ハトちゃんは、色んなトレーニングをしてきたけれど、識字に障害があって、これまで、文章を紡ぎ出すことがありませんでした。文字はバラバラで意味をなさないかけらだったのです。でも頭の中に言葉たちは確かにあって、話し言葉みたいに、いつか紙の上に出てくると療育の先生方から言われていました。
「書いて欲しい」という私達からの促しにはほとんど応じなかったハトちゃんですが、この素敵なデザインのスケジュール帳を手にしたとき、心の内側から、きらきらした「書きたい」という衝動が湧き出してきたようです。それは、何にも変えがたい自発的な作文の発露でした。
100円だけど、プライスレスな機会をくださいました。私達、親や指導者には到達できない、素晴らしい心の内側へのアプローチでした。
綺麗なカバーをありがとう。
⭐︎⭐︎
私の知らない、遠い空の下の誰かさんは、どんな気持ちでデザインしていたのだろう。4月始まりの、スケジュール帳。
・春っぽい
・明るい
・女子っぽい
そんなキーワードでデザインを依頼されたのかな。
もしかしたら、納期が迫っていて、深夜にたくさんたくさんデザインした中の一つかもしれない。すごくくたびれながら、コーヒーをガブ飲みして、睡眠を削って描いたデザインなのかもしれない。
そうやって作って貰ったスケジュール帳がハトちゃんのデスクの上にある。
私は思う。
私達が毎日毎日、意識せずにやっている夥しい量の日常の営みって、ただ時間を消費するだけの些末な繰り返しのように見えて、実は、巡り巡ってどこかに繋がっているのではないかと。
思いもよらない所に繋がっているのではないかと。
だれかの内側を揺さぶる何かを詰めた小瓶は、この世界を無数に漂っていて、ある日、そっとたどり着く。
それは、マグカップに描かれた小さな絵だったり、丹精込めて育てられた一輪の牡丹だったり、光るディスプレイに映る誰かが書いたnoteの一節だったりする。
誰かにとっての何ともない日常の一部でしかないそれらは、一方で、遠くの誰かにとってはかけがえのない兆しやきっかけ、癒しになっていることがある。
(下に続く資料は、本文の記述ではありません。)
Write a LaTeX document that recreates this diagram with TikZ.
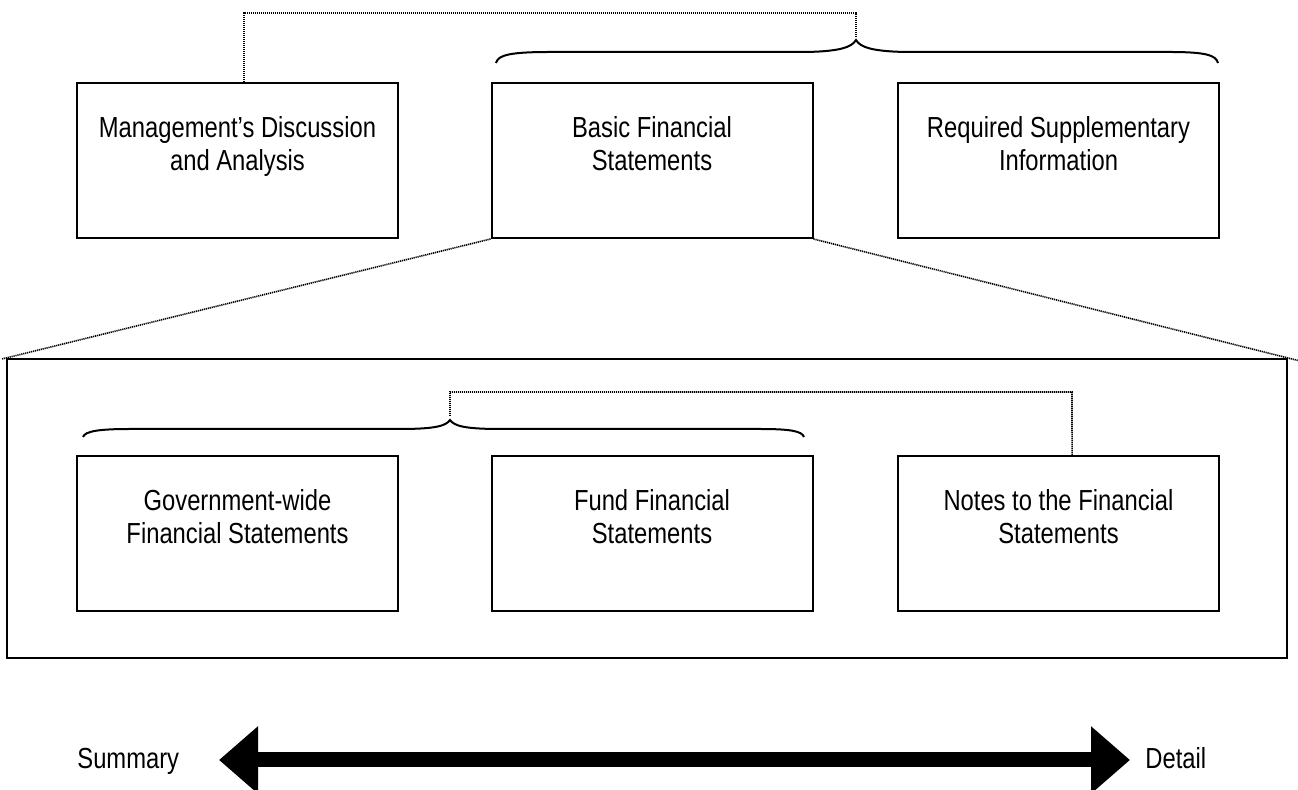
\documentclass[tikz,border=0pt]{standalone}
\usepackage{fontspec}
\setmainfont{Liberation Sans}[FakeStretch=0.82]
\usetikzlibrary{arrows.meta,calc}
\begin{document}
\begin{tikzpicture}[x=0.5pt,y=-0.5pt,
  box/.style={draw, line width=1pt, minimum width=160.5pt, minimum height=77.5pt, inner sep=0pt},
  txt/.style={anchor=north, align=center, inner sep=0pt, font=\fontsize{14.5pt}{16.5pt}\selectfont},
  lbl/.style={anchor=base west, inner sep=0pt, font=\fontsize{14.5pt}{16.5pt}\selectfont},
  dotline/.style={line width=0.8pt, dash pattern=on 0.6pt off 0.4pt},
  bracestyle/.style={line width=1pt},
  bigarrow/.style={line width=7.5pt, arrows={Triangle[length=19.5pt,width=32.5pt]-Triangle[length=19.5pt,width=32.5pt]}}]
\useasboundingbox (0,0) rectangle (1298,790);

% top row
\node[box] (b1) at (237.5,160.5) {};
\node[box] (b2) at (652,160.5) {};
\node[box] (b3) at (1058.5,160.5) {};
\node[txt] (t1) at ([yshift=-17pt]b1.north) {Management’s Discussion\\and Analysis};
\node[txt] (t2) at ([yshift=-17pt]b2.north) {Basic Financial\\Statements};
\node[txt] (t3) at ([yshift=-17pt]b3.north) {Required Supplementary\\Information};

% enclosing box
\node[draw, line width=1pt, minimum width=640pt, minimum height=149.5pt, inner sep=0pt] (big) at (647,508.5) {};

% bottom row
\node[box] (b4) at (237.5,533.5) {};
\node[box] (b5) at (652,533.5) {};
\node[box] (b6) at (1058.5,533.5) {};
\node[txt] (t4) at ([yshift=-17pt]b4.north) {Government-wide\\Financial Statements};
\node[txt] (t5) at ([yshift=-17pt]b5.north) {Fund Financial\\Statements};
\node[txt] (t6) at ([yshift=-17pt]b6.north) {Notes to the Financial\\Statements};

% top brace
\coordinate (tbtip) at (856,40);
\draw[bracestyle] (496,63) .. controls (498,55) and (510,52) .. (550,52) -- (800,52)
  .. controls (840,52) and (852,47) .. (tbtip)
  .. controls (860,47) and (872,52) .. (912,52) -- (1170,52)
  .. controls (1205,52) and (1216,55) .. (1218,63);

% top dotted bracket
\coordinate (b1top) at ($(b1.north west)!0.52!(b1.north east)$);
\coordinate (tbar) at (856,13);
\coordinate (tbend) at (856,37);
\draw[dotline] (b1top) |- (tbar) -- (tbend);

% inner brace
\coordinate (ibtip) at (450,420);
\draw[bracestyle] (83,437) .. controls (85,431) and (100,429) .. (130,429) -- (400,429)
  .. controls (435,429) and (446,426) .. (ibtip)
  .. controls (454,426) and (465,429) .. (500,429) -- (760,429)
  .. controls (790,429) and (802,431) .. (804,437);

% inner dotted bracket
\coordinate (ibend) at (450,416);
\coordinate (ibar) at (1072,392);
\coordinate (b6top) at ($(b6.north west)!0.542!(b6.north east)$);
\draw[dotline] (ibend) |- (ibar) -- (b6top);

% expansion lines
\draw[dotline] (b2.south west) -- ($(b2.south west)!1.008!(big.north west)$);
\draw[dotline] (b2.south east) -- ($(b2.south east)!1.023!(big.north east)$);

% summary / detail arrow
\node[lbl] (sum) at (77,769) {Summary};
\node[lbl] (det) at (1145,769) {Detail};
\coordinate (al) at (219,760);
\coordinate (ar) at (1130,760);
\draw[bigarrow] (al) -- (ar);
\end{tikzpicture}
\end{document}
心躍るグラデーションの手帳を手に持った私は、ハトちゃんが生まれて初めて書いた日記に、びっくりして、泣いたり笑ったりしながら、心は千々に乱れた。世界中の誰かや、過去未来や、宇宙空間にまで想いを馳せてしまった。
嬉しかった。
⭐︎⭐︎
この春、私はごく自然に生きている。
仕事に行ってチームの仲間といつものように意見を出し合って、取引先の人に冗談を言って笑って、うちに帰ったら老犬と散歩に行って、娘のハトちゃんと一緒にご飯を作る。何も変わったことはやっていない。
このなんてことない日常の一粒一粒が、遠くのだれかに、たゆたう小瓶として届く日が来るのかもしれない。
私は、その希望を胸に、生き始めたと思う。